= Adrian Barber =

English musician (1938–2020)

Adrian Barber (13 November 1938 – 8 August 2020) was an English musician and producer most noted for recording the Beatles Live! at the Star-Club in Hamburg, Germany; 1962, producing the Allman Brothers Band's self-titled debut album, along with the Velvet Underground's album Loaded.

==Musician and electronics==
Barber was the lead guitarist in Liverpool's quartet 'Cass and the Casanovas' (led by Brian "Cass" Cassar) and its subsequent 'the Big Three'. Also an electronic wizard, he was responsible for upgrading the group amps (called "coffins") but also upgrading other Liverpudlian's gear. This included Paul McCartney's quad amp. He left the Big Three in mid-1962, when the band planned to be a quartet. Barber played drums on The Velvet Underground's 1970 song "Who Loves the Sun".

==Sound stage manager==
In 1962, due to his knowledge in the electronic field, Barber was hired by Horst Fascher to improve the Star-Club's Sound system.

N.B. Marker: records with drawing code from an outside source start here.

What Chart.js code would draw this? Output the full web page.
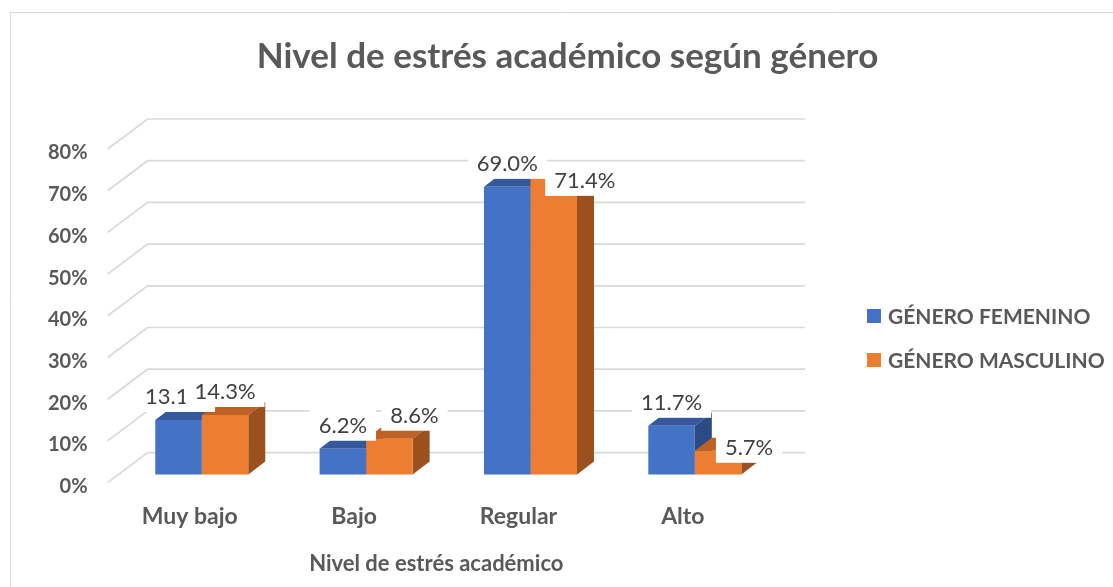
<!DOCTYPE html>
<html>
<head>
<meta charset="utf-8">
<script src="https://cdn.jsdelivr.net/npm/chart.js@4.4.1/dist/chart.umd.min.js"></script>
<style>
  html, body { margin: 0; padding: 0; background: #fff; }
</style>
</head>
<body>
<canvas id="chart" width="1113" height="587"></canvas>
<script>
const categories = ['Muy bajo', 'Bajo', 'Regular', 'Alto'];
const femenino = [13.1, 6.2, 69.0, 11.7];
const masculino = [14.3, 8.6, 71.4, 5.7];
const yTicks = [0, 10, 20, 30, 40, 50, 60, 70, 80];

// where the value labels sit, relative to the top front edge of each bar
const labelDx = [[-3, 0, 0, 0], [0, 25, 31, 31]];
const labelDy = [[-24, -24, -24, -24], [-24, -24, 3, -4]];

const FONT = 'Lato, "Open Sans", sans-serif';
const GREY = '#595959';

// fake 3D: bar front offset, bar depth, wall depth
const front = { x: 12, y: -8 };
const bar = { x: 17, y: -13 };
const wall = { x: 40, y: -30 };

const shades = [
    { face: '#4472C4', top: '#34589b', side: '#2b4b85' },
    { face: '#ED7D31', top: '#bf6124', side: '#9b501e' }
];

const poly = (ctx, pts, color) => {
    ctx.beginPath();
    ctx.moveTo(pts[0][0], pts[0][1]);
    pts.slice(1).forEach(p => ctx.lineTo(p[0], p[1]));
    ctx.closePath();
    ctx.fillStyle = color;
    ctx.fill();
};

const threeD = {
    id: 'threeD',
    beforeDraw(chart) {
        const { ctx } = chart;
        ctx.save();
        ctx.fillStyle = '#fff';
        ctx.fillRect(0, 0, chart.width, chart.height);
        ctx.strokeStyle = '#d9d9d9';
        ctx.lineWidth = 1;
        ctx.beginPath();
        ctx.moveTo(10.5, chart.height);
        ctx.lineTo(10.5, 12.5);
        ctx.lineTo(chart.width, 12.5);
        ctx.stroke();
        ctx.restore();
    },
    beforeDatasetsDraw(chart) {
        const { ctx, chartArea: a } = chart;
        const ys = chart.scales.y;
        ctx.save();
        ctx.strokeStyle = '#d9d9d9';
        ctx.lineWidth = 1.7;
        ys.ticks.forEach(t => {
            const py = ys.getPixelForValue(t.value);
            ctx.beginPath();
            ctx.moveTo(a.left, py);
            ctx.lineTo(a.left + wall.x, py + wall.y);
            ctx.lineTo(a.right + wall.x, py + wall.y);
            ctx.stroke();
        });
        // tops and sides, blue before orange so the right one ends up in front
        categories.forEach((c, j) => {
            chart.data.datasets.forEach((ds, i) => {
                const el = chart.getDatasetMeta(i).data[j];
                const p = el.getProps(['x', 'y', 'base', 'width'], true);
                const L = p.x - p.width / 2 + front.x;
                const R = p.x + p.width / 2 + front.x;
                const T = p.y + front.y;
                const B = p.base + front.y;
                poly(ctx, [[L, T], [L + bar.x, T + bar.y], [R + bar.x, T + bar.y], [R, T]], shades[i].top);
                poly(ctx, [[R, T], [R + bar.x, T + bar.y], [R + bar.x, B + bar.y], [R, B]], shades[i].side);
            });
        });
        ctx.restore();
        ctx.save();
        ctx.translate(front.x, front.y);
    },
    afterDatasetsDraw(chart) {
        const { ctx } = chart;
        ctx.restore();
        ctx.save();
        ctx.font = '22px ' + FONT;
        ctx.textAlign = 'center';
        ctx.textBaseline = 'middle';
        chart.data.datasets.forEach((ds, i) => {
            chart.getDatasetMeta(i).data.forEach((el, j) => {
                const p = el.getProps(['x', 'y'], true);
                const txt = ds.data[j].toFixed(1) + '%';
                const cx = p.x + front.x + labelDx[i][j];
                const cy = p.y + front.y + labelDy[i][j];
                const w = ctx.measureText(txt).width + 18;
                ctx.fillStyle = '#fff';
                ctx.fillRect(cx - w / 2, cy - 17, w, 33);
                ctx.fillStyle = '#404040';
                ctx.fillText(txt, cx, cy + 1);
            });
        });
        ctx.restore();
    },
    afterDraw(chart) {
        const { ctx } = chart;
        ctx.save();
        ctx.font = 'bold 21px ' + FONT;
        ctx.textBaseline = 'middle';
        chart.data.datasets.forEach((ds, i) => {
            const y = 316 + i * 44;
            ctx.fillStyle = ds.backgroundColor;
            ctx.fillRect(867, y - 7, 14, 14);
            ctx.fillStyle = GREY;
            ctx.fillText(ds.label, 888, y + 1);
        });
        ctx.restore();
    }
};

new Chart(document.getElementById('chart'), {
    type: 'bar',
    data: {
        labels: categories,
        datasets: [
            { label: 'GÉNERO FEMENINO', data: femenino, backgroundColor: shades[0].face, clip: false },
            { label: 'GÉNERO MASCULINO', data: masculino, backgroundColor: shades[1].face, clip: false }
        ]
    },
    options: {
        responsive: false,
        animation: false,
        devicePixelRatio: 1,
        categoryPercentage: 0.566,
        barPercentage: 1,
        layout: { padding: { left: 28, right: 6, top: 0, bottom: 6 } },
        plugins: {
            legend: { display: false },
            tooltip: { enabled: false },
            title: {
                display: true,
                text: 'Nivel de estrés académico según género',
                color: GREY,
                font: { family: FONT, size: 35, weight: 'bold', lineHeight: 1.2 },
                padding: { top: 36, bottom: 71 }
            }
        },
        scales: {
            x: {
                grid: { display: false, drawTicks: false },
                border: { display: false },
                ticks: { color: GREY, padding: 20.2, font: { family: FONT, size: 23, weight: 'bold' } },
                title: {
                    display: true,
                    text: 'Nivel de estrés académico',
                    color: GREY,
                    font: { family: FONT, size: 22, weight: 'bold', lineHeight: 1.2 },
                    padding: { top: 0, bottom: 4 }
                }
            },
            y: {
                min: 0,
                max: 80,
                afterBuildTicks: scale => { scale.ticks = yTicks.map(v => ({ value: v })); },
                grid: { display: false, drawTicks: false },
                border: { display: false },
                ticks: {
                    color: GREY,
                    padding: 20,
                    labelOffset: 4,
                    font: { family: FONT, size: 20, weight: 'bold' },
                    callback: v => v + '%'
                }
            },
            // empty column on the right that leaves room for the legend
            legendSpace: {
                type: 'linear',
                position: 'right',
                grid: { display: false, drawTicks: false },
                border: { display: false },
                ticks: { display: false },
                afterFit: scale => { scale.width = 342; }
            }
        }
    },
    plugins: [threeD]
});
</script>
</body>
</html>
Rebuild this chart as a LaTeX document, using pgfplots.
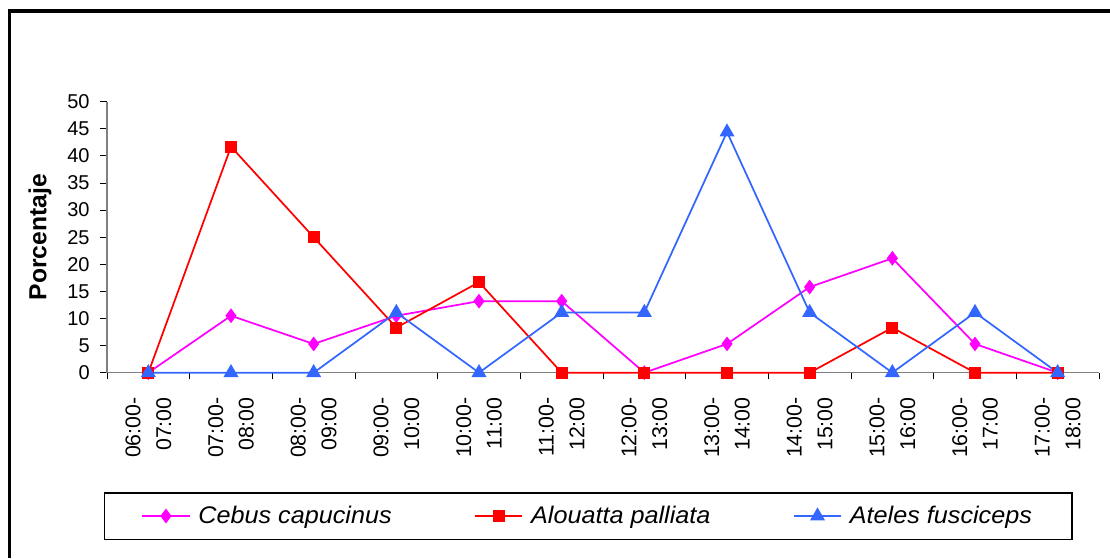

In late December 1962, he recorded bands performing and some of his tapes were released as Live! at the Star-Club in Hamburg, Germany; 1962.

==Producer and sound engineer ==
In the late 1960s, Barber became a recording engineer/producer for Atlantic Records, for instance on...
- 1967 Aretha Franklin - I Never Loved a Man the Way I Love You
- 1968 Aretha Franklin - Aretha Now
- 1968 Buffalo Springfield - Last Time Around
- 1969 Velvet Underground - Loaded (also drumming on 2 tracks)
- 1969 The Rascals - Freedom Suite
- 1969 The Rascals - See
- 1969 Bee Gees - Odessa
- 1969 Cream - Goodbye
- 1969 Allman Brothers Band - The Allman Brothers Band
- 1969 Aretha Franklin - Lady Soul
- 1971 Aretha Franklin - Aretha's Greatest Hits
- 1973 Aerosmith - Aerosmith

==Death==
He died from COVID-19, spending the rest of his life in Hilo, Hawaii.